Compared to the women donor within-group effects, Democratic men donors devalue fellow partisan men colleagues more heavily for both preference divergence and as their own gender group size increases. As preference divergence increases for the average proportion of Democratic men members (mDemocratic Men = 0.8248) from PD = 0 → PD = 1, we observe an expected probability decline of a positive donation being made from 5.81% to 0.11%. This constitutes an expected decline from 3323 to 63 donations being made – which is just over a 65% drop from the null baseline total number of observed positive donation decisions for men to men colleagues (4984 donations).
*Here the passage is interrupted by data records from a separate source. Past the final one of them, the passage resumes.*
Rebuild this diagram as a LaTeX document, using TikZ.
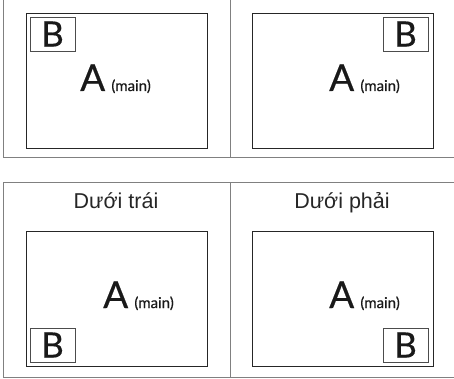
\documentclass[tikz,border=0pt]{standalone}
\usepackage{fontspec}
\setmainfont{Lato}[UprightFeatures={FakeBold=0.5}]
\newfontfamily\titlefont{Liberation Sans}
\usetikzlibrary{positioning}

\begin{document}
\begin{tikzpicture}[x=1pt, y=-1pt,
  frameline/.style={draw=black!50, line width=1pt},
  screen/.style={rectangle, draw=black!85, line width=0.8pt,
                 minimum width=181pt, minimum height=135pt, inner sep=0pt},
  subwin/.style={rectangle, draw=black!70, line width=0.8pt,
                 minimum width=45pt, minimum height=34pt, inner sep=0pt,
                 font=\fontsize{35}{35}\selectfont, text=black!90},
  mainlabel/.style={anchor=base west, inner sep=0pt, text=black!90,
                    font=\fontsize{37}{37}\selectfont},
  title/.style={anchor=base, inner sep=0pt, text=black!85,
                font=\titlefont\fontsize{21.5}{21.5}\selectfont}
]
  \useasboundingbox (0,0) rectangle (454,379);

  % frames
  \coordinate (topL) at (3.5,0);
  \coordinate (topM) at (230,0);
  \coordinate (topB) at (454,158);
  \coordinate (botT) at (454,183);
  \coordinate (botB) at (454,377);
  \draw[frameline] (topL) |- (topB);
  \draw[frameline] (topM) -- (topM |- topB);
  \draw[frameline] (botT) -| (topL |- botB) -- (botB);
  \draw[frameline] (topM |- botT) -- (topM |- botB);

  % screens
  \node[screen] (scrTL) at (116.5,80.5) {};
  \node[screen] (scrTR) at (342.5,80.5) {};
  \node[screen] (scrBL) at (116.5,298.5) {};
  \node[screen] (scrBR) at (342.5,298.5) {};

  % sub windows
  \node[subwin, anchor=north west] (subTL) at ([shift={(4,4)}]scrTL.north west) {B};
  \node[subwin, anchor=north east] (subTR) at ([shift={(-5,4)}]scrTR.north east) {B};
  \node[subwin, anchor=south west] (subBL) at ([shift={(4,-4)}]scrBL.south west) {B};
  \node[subwin, anchor=south east] (subBR) at ([shift={(-5,-4)}]scrBR.south east) {B};

  % main labels
  \node[mainlabel] (mainTL) at (80,91) {A\,{\fontsize{15}{15}\selectfont(main)}};
  \node[mainlabel] (mainTR) at (329,91) {A\,{\fontsize{15}{15}\selectfont(main)}};
  \node[mainlabel] (mainBL) at (103,308) {A\,{\fontsize{15}{15}\selectfont(main)}};
  \node[mainlabel] (mainBR) at (329,308) {A\,{\fontsize{15}{15}\selectfont(main)}};

  % titles
  \node[title] (ttlBL) at (116,208) {Dưới trái};
  \node[title] (ttlBR) at (342,208) {Dưới phải};
\end{tikzpicture}
\end{document}
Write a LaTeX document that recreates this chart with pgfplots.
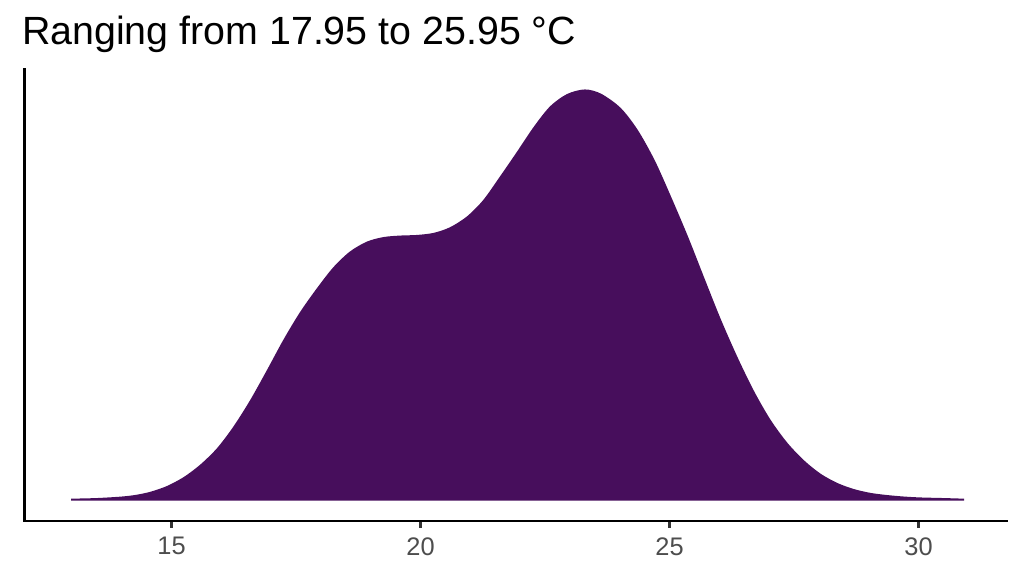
\documentclass[border=0pt]{standalone}
\usepackage{fontspec}
\setmainfont{Liberation Sans}
\usepackage{pgfplots}
\pgfplotsset{compat=1.18}
\definecolor{densfill}{HTML}{470E5C}
\definecolor{ticklab}{HTML}{4D4D4D}
\definecolor{tickcol}{HTML}{333333}

\begin{document}
\begin{tikzpicture}
\useasboundingbox (-24.5bp,-55bp) rectangle (999.5bp,521bp);
\begin{axis}[
	at={(0,0)}, anchor=south west,
	scale only axis,
	width=982.5bp, height=451.5bp,
	xmin=12.048, xmax=31.777,
	ymin=-0.0070, ymax=0.1435,
	axis x line=bottom, axis y line=left,
	axis line style={line width=2.8bp, black, -, line cap=rect},
	ytick=\empty,
	xtick={15,20,25,30},
	tick align=outside,
	major tick length=7bp,
	tick style={line width=2.6bp, tickcol},
	xticklabel style={font=\fontsize{25.5}{30}\selectfont, text=ticklab, yshift=-6bp},
	/pgf/number format/assume math mode=true,
	]
	% density
	\addplot[smooth, draw=densfill, line width=1.5bp, fill=densfill]
	coordinates {
		(13.0,0.0002) (13.5,0.0004) (14.0,0.0009) (14.3,0.0015)
		(14.58,0.0025) (14.91,0.0044) (15.25,0.0074) (15.58,0.0115)
		(15.92,0.0170) (16.25,0.0242) (16.59,0.0331) (16.93,0.0432)
		(17.26,0.0533) (17.59,0.0624) (17.93,0.0704) (18.26,0.0774)
		(18.59,0.0826) (18.93,0.0859) (19.26,0.0874) (19.6,0.0879)
		(19.93,0.0881) (20.27,0.0888) (20.6,0.0907) (20.94,0.0943)
		(21.27,0.0998) (21.6,0.1075) (21.94,0.1157) (22.28,0.1241)
		(22.61,0.1310) (22.95,0.1351) (23.3,0.1366) (23.62,0.1352)
		(24.01,0.1305) (24.35,0.1232) (24.69,0.1131) (25.02,0.1009)
		(25.36,0.0876) (25.69,0.0737) (26.02,0.0600) (26.36,0.0472)
		(26.69,0.0360) (27.02,0.0265) (27.36,0.0188) (27.7,0.0129)
		(28.03,0.0085) (28.37,0.0054) (28.7,0.0034) (29.04,0.0021)
		(29.37,0.0014) (29.71,0.0009) (30.04,0.0006) (30.5,0.0004)
		(30.9,0.0002)
	} \closedcycle;
\end{axis}
\node[anchor=base west, inner sep=0, font=\fontsize{39.5}{44}\selectfont]
	at (-2.5bp,476bp) {Ranging from 17.95 to 25.95 °C};
\end{tikzpicture}
\end{document}
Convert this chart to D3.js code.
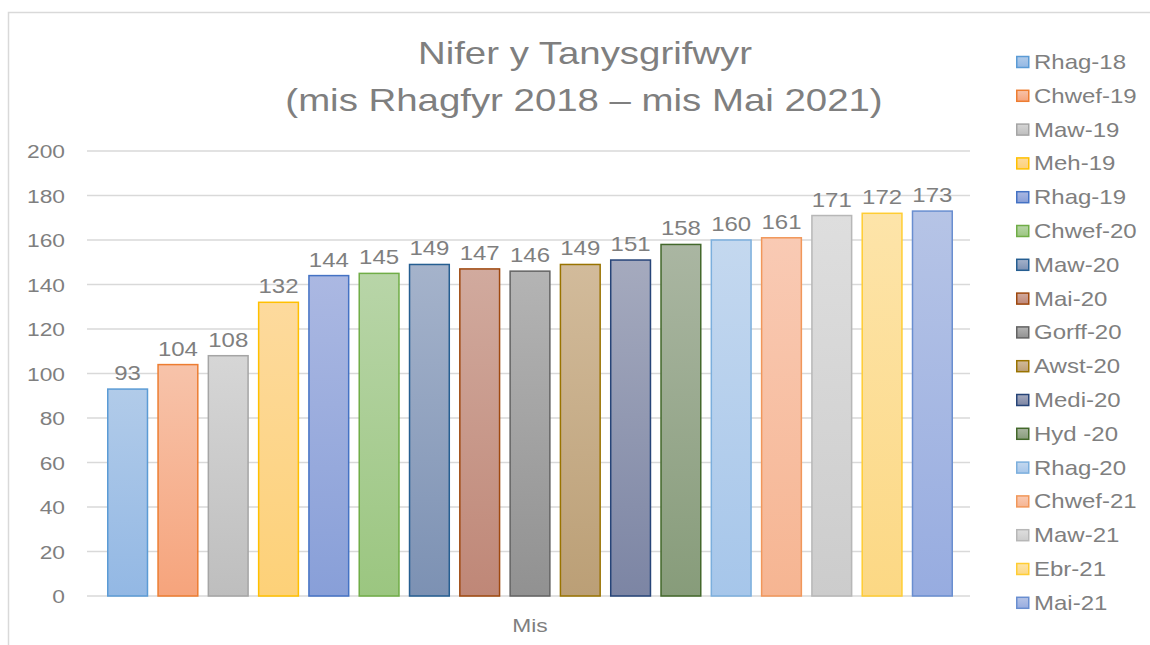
<!DOCTYPE html>
<html>
<head>
<meta charset="utf-8">
<script src="https://cdn.jsdelivr.net/npm/d3@7"></script>
<style>
  body { margin: 0; background: #fff; }
  text { font-family: "Liberation Sans", Arial, sans-serif; fill: #7f7f7f; }
</style>
</head>
<body>
<div id="chart"></div>
<script>
// months (series) and subscriber counts
var months = ["Rhag-18", "Chwef-19", "Maw-19", "Meh-19", "Rhag-19", "Chwef-20", "Maw-20", "Mai-20",
  "Gorff-20", "Awst-20", "Medi-20", "Hyd -20", "Rhag-20", "Chwef-21", "Maw-21", "Ebr-21", "Mai-21"];
var counts = [93, 104, 108, 132, 144, 145, 149, 147, 146, 149, 151, 158, 160, 161, 171, 172, 173];
var yTicks = [0, 20, 40, 60, 80, 100, 120, 140, 160, 180, 200];
var strokes = ["#5b9bd5", "#ed7d31", "#a5a5a5", "#ffc000", "#4472c4", "#70ad47", "#255e91", "#9e480e",
  "#636363", "#997300", "#264478", "#43682b", "#7cafdd", "#f1975a", "#b7b7b7", "#ffcd33", "#698ed0"];
var topFill = ["#b1cbe9", "#f7c3aa", "#d6d6d6", "#fdda9d", "#abb8e2", "#b8d5a8", "#a5b3cb", "#d1aa9e",
  "#b4b4b4", "#d2bb9b", "#a5aabe", "#aab6a2", "#c4d8ef", "#f9cab4", "#dedede", "#fde4a9", "#b6c4e6"];
var bottomFill = ["#93b8e4", "#f6a47c", "#bebebe", "#fdd178", "#889fd8", "#9bc680", "#7c91b3", "#bf8777",
  "#919191", "#bb9f76", "#7c85a4", "#879c7a", "#a6c6ea", "#f6b592", "#cccccc", "#fcd884", "#97ace0"];

var w = 1150, h = 645;
var sx = 1.2; // the picture is a bit wider than tall, text looks stretched
var svg = d3.select("#chart").append("svg").attr("width", w).attr("height", h);

function label(parent, x, y, size, anchor, txt) {
  return parent.append("text")
    .attr("transform", "translate(" + x + "," + y + ") scale(" + sx + ",1)")
    .attr("text-anchor", anchor)
    .style("font-size", size + "px")
    .text(txt);
}

var defs = svg.append("defs");
months.forEach(function (m, i) {
  var g = defs.append("linearGradient").attr("id", "grad" + i)
    .attr("x1", 0).attr("y1", 0).attr("x2", 0).attr("y2", 1);
  g.append("stop").attr("offset", "0%").attr("stop-color", topFill[i]);
  g.append("stop").attr("offset", "100%").attr("stop-color", bottomFill[i]);
});

// outer frame (chart is cropped on right and bottom)
svg.append("path").attr("d", "M8.5," + h + "V12.5H" + w)
  .attr("fill", "none").attr("stroke", "#d9d9d9").attr("stroke-width", 1.5);

var plotLeft = 87, plotRight = 970;
var y = d3.scaleLinear().domain([0, 200]).range([596, 151]);
var x = d3.scaleBand().domain(months).range([107, 953]).paddingInner(0.18).paddingOuter(0);

// gridlines
svg.append("g").selectAll("line").data(yTicks).enter().append("line")
  .attr("x1", plotLeft).attr("x2", plotRight)
  .attr("y1", function (d) { return y(d); }).attr("y2", function (d) { return y(d); })
  .attr("stroke", "#d9d9d9").attr("stroke-width", 1.5);

// y tick labels
var yg = svg.append("g");
yTicks.forEach(function (t) {
  label(yg, 65, y(t) + 7, 19, "end", t);
});

// bars
svg.append("g").selectAll("rect").data(counts).enter().append("rect")
  .attr("x", function (d, i) { return x(months[i]) + 0.75; })
  .attr("y", function (d) { return y(d); })
  .attr("width", x.bandwidth() - 1.5)
  .attr("height", function (d) { return y(0) - y(d); })
  .attr("fill", function (d, i) { return "url(#grad" + i + ")"; })
  .attr("stroke", function (d, i) { return strokes[i]; })
  .attr("stroke-width", 1.5);

// value labels
var vg = svg.append("g");
counts.forEach(function (d, i) {
  label(vg, x(months[i]) + x.bandwidth() / 2, y(d) - 9, 20, "middle", d);
});

// axis title
label(svg, 530, 632, 19, "middle", "Mis");

// chart title
label(svg, 585, 64, 32, "middle", "Nifer y Tanysgrifwyr");
label(svg, 584, 111, 32, "middle", "(mis Rhagfyr 2018 \u2013 mis Mai 2021)");

// legend
var legend = svg.append("g").selectAll("g").data(months).enter().append("g")
  .attr("transform", function (d, i) { return "translate(1016," + (62 + i * 33.8) + ")"; });
legend.append("rect").attr("x", 0.75).attr("y", -5.5).attr("width", 12).attr("height", 11)
  .attr("fill", function (d, i) { return "url(#grad" + i + ")"; })
  .attr("stroke", function (d, i) { return strokes[i]; }).attr("stroke-width", 1.5);
legend.each(function (d) { label(d3.select(this), 18, 7, 20, "start", d); });
</script>
</body>
</html>
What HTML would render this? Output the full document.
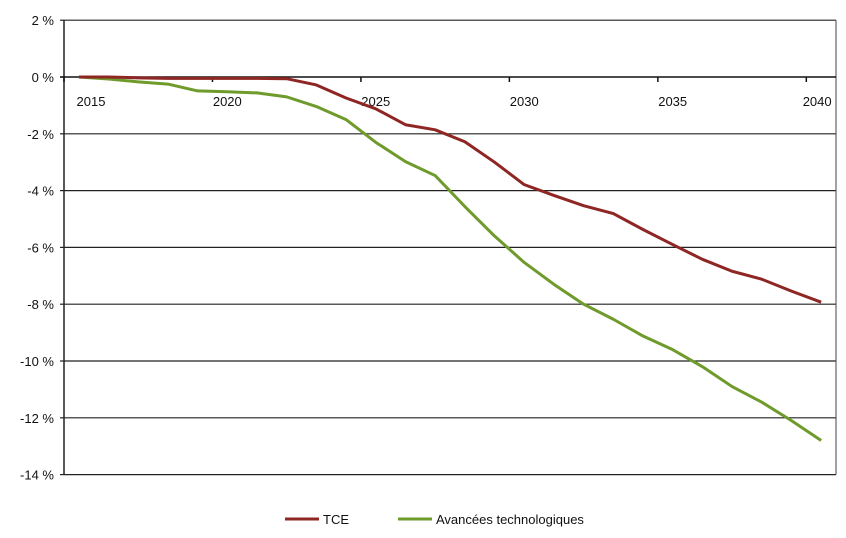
<!DOCTYPE html>
<html><head><meta charset="utf-8"><style>
body{margin:0;background:#fff;}
svg{display:block;font-family:"Liberation Sans",sans-serif;}
</style></head><body>
<svg id="chart" width="846" height="538"></svg>
<script>
const years=[2015,2016,2017,2018,2019,2020,2021,2022,2023,2024,2025,2026,2027,2028,2029,2030,2031,2032,2033,2034,2035,2036,2037,2038,2039,2040];
const tceValues=[0,0,-0.03,-0.05,-0.05,-0.05,-0.05,-0.06,-0.28,-0.74,-1.12,-1.68,-1.86,-2.28,-3.0,-3.79,-4.17,-4.53,-4.81,-5.37,-5.9,-6.42,-6.84,-7.12,-7.54,-7.93];
const avanceesValues=[0,-0.07,-0.17,-0.25,-0.49,-0.52,-0.56,-0.7,-1.04,-1.5,-2.3,-2.98,-3.47,-4.56,-5.6,-6.53,-7.3,-8.0,-8.53,-9.12,-9.6,-10.2,-10.9,-11.45,-12.1,-12.8];
const yTicks=[2,0,-2,-4,-6,-8,-10,-12,-14];
const xLabelYears=[2015,2020,2025,2030,2035,2040];
const NS="http://www.w3.org/2000/svg";
const svg=document.getElementById('chart');
const L=64,R=836,catW=(R-L)/years.length;
function x(i){return L+catW*(i+0.5);}
function y(v){return 77-v*28.4;}
function el(t,a){const e=document.createElementNS(NS,t);for(const k in a)e.setAttribute(k,a[k]);svg.appendChild(e);return e;}
yTicks.forEach(v=>{
  if(v!==0){const g=el('line',{x1:L,x2:R,y1:y(v),y2:y(v),stroke:'#222','stroke-width':1.2});
  
  }
  const tk=el('line',{x1:L-4,x2:L,y1:y(v),y2:y(v),stroke:'#222','stroke-width':1.2});
  
  
  const t=el('text',{x:54,y:y(v)+5,'text-anchor':'end','font-size':13,fill:'#111'});
  t.textContent=v+' %';
  
  
});
const ya=el('line',{x1:L,x2:L,y1:y(2),y2:y(-14),stroke:'#222','stroke-width':1.5});


const ra=el('line',{x1:R,x2:R,y1:y(2),y2:y(-14),stroke:'#444','stroke-width':1});


const xa=el('line',{x1:L-4,x2:R,y1:y(0),y2:y(0),stroke:'#111','stroke-width':1.6});


for(let i=0;i<=years.length;i+=5){
  const tk=el('line',{x1:L+catW*i,x2:L+catW*i,y1:y(0),y2:y(0)+5,stroke:'#111','stroke-width':1.5});
  
  
}
xLabelYears.forEach((yr,k)=>{
  const i=years.indexOf(yr);
  let px=x(i);
  if(k===0)px=91;
  if(k===xLabelYears.length-1)px=x(i)-4;
  const t=el('text',{x:px,y:106,'text-anchor':'middle','font-size':13,fill:'#111'});
  t.textContent=yr;
  
  
});
function series(vals,color,name){
  const p=el('polyline',{points:vals.map((v,i)=>x(i)+','+y(v)).join(' '),fill:'none',stroke:color,'stroke-width':3,'stroke-linejoin':'round'});
  
  
}
series(avanceesValues,'#6f9a2c','series-avancees-technologiques');
series(tceValues,'#8e2624','series-tce');
function legend(x1,color,label,name){
  const l=el('line',{x1:x1,x2:x1+34,y1:519,y2:519,stroke:color,'stroke-width':3});
  
  
  const t=el('text',{x:x1+38,y:524,'font-size':13,fill:'#111'});
  t.textContent=label;
  
  
}
legend(285,'#8e2624','TCE','legend-entry-tce');
legend(398,'#6f9a2c','Avancées technologiques','legend-entry-avancees');
</script>
</body></html>
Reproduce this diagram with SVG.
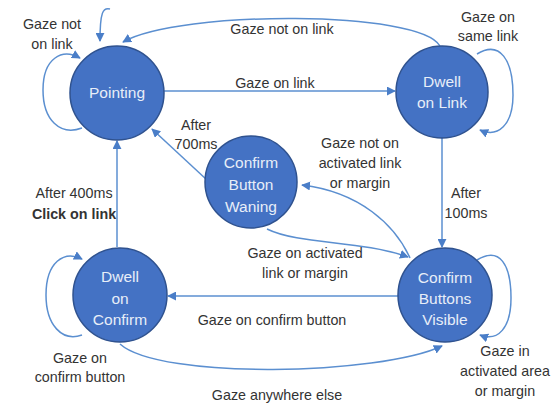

Republican men donors sanction partisan men colleagues roughly similarly to both Republican and Democratic women donors. As preference divergence increases for the average proportion of Republican men members (mRepublican Men = 0.918) from PD = 0 → PD = 1, we observe an expected probability of a leadership PAC donation being made declining from 4.09% to 0.03%. This constitutes an expected decline from 2340 to 17 donations, or approximately a 47% reduction in relation to the baseline (null) total number of observed positive donation decisions for men to men colleagues (4984 donations). These findings clearly reveal that the gender composition of Congress conditionally affects the extent to which partisan colleagues are willing to support one another.